Our Partner Universities
Clemson University - International Center for Automotive Research
The Clemson University International Center for Automotive Research (CUICAR) is organized into five distinct technology neighborhoods designed to foster interaction among the partners, employees, faculty and students on the campus. At full build-out, CU-ICAR will provide more than 3 million square feet of sustainably developed building space across 250 acres.
Michigan Tech - Keweenaw Research Center
The Keweenaw Research Center (KRC) test course includes: vehicle handling loops, packed-snow vehicle dynamics pads, and split-mu, long-split-mu and packed-snow slopes of various grades. These courses are used for testing/tuning vehicle and vehicle components, including tires, brake systems, drive systems, suspension systems, traction control, mobility, durability, stability control, and water, dust, and snow ingestion. KRC also works on noise, shock and vibration, gradeability, dynamic handling, and performance on gravel and secondary roads.

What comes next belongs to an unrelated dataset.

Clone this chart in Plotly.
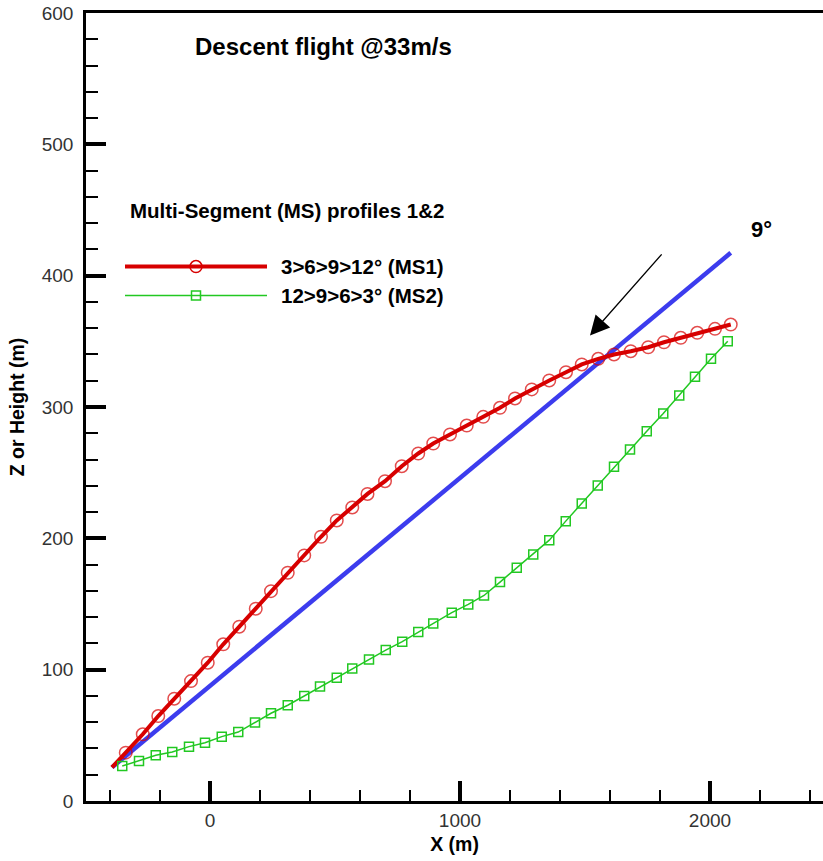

MTU also hosts the Cooperative Demonstration of Technology (CDT) Data Set, comprising Vehicle and Terrain data sets for modeling inputs, and Vehicle Behavior data sets serving for validation. They are open source and can be downloaded from here.
Mississippi State University - Center for Advanced Vehicular Systems (CAVS)
The Center for Advanced Vehicular Systems (CAVS) is focused on developing autonomous mobility solutions for off-road, industrial, and heavy-duty vehicle automation in non-urban environments. With top-rated high-performance computing capabilities and one-of-a-kind vehicle proving grounds, CAVS is able to validate advanced modeling and simulation developments in real-world situations. CAVS also has full-suite capability for autonomous system development, including sensor research, artificial intelligence and vehicle robotization.
Virginia Tech - Transportation Institute
The Virginia Tech Transportation Institute houses the Virginia Smart Roads project consisting of five sub-facilities: Highway, Surface Street, Live Roadway Connector, Automation Hub (facilitates short-turnaround projects focused on advanced-vehicle testing) and Rural Roadway Expansion. In particular, the Expansion is designed to recreate the challenges of rural roads, built to older (1965) standards, allowing users to test automated and autonomous vehicles in realistic settings.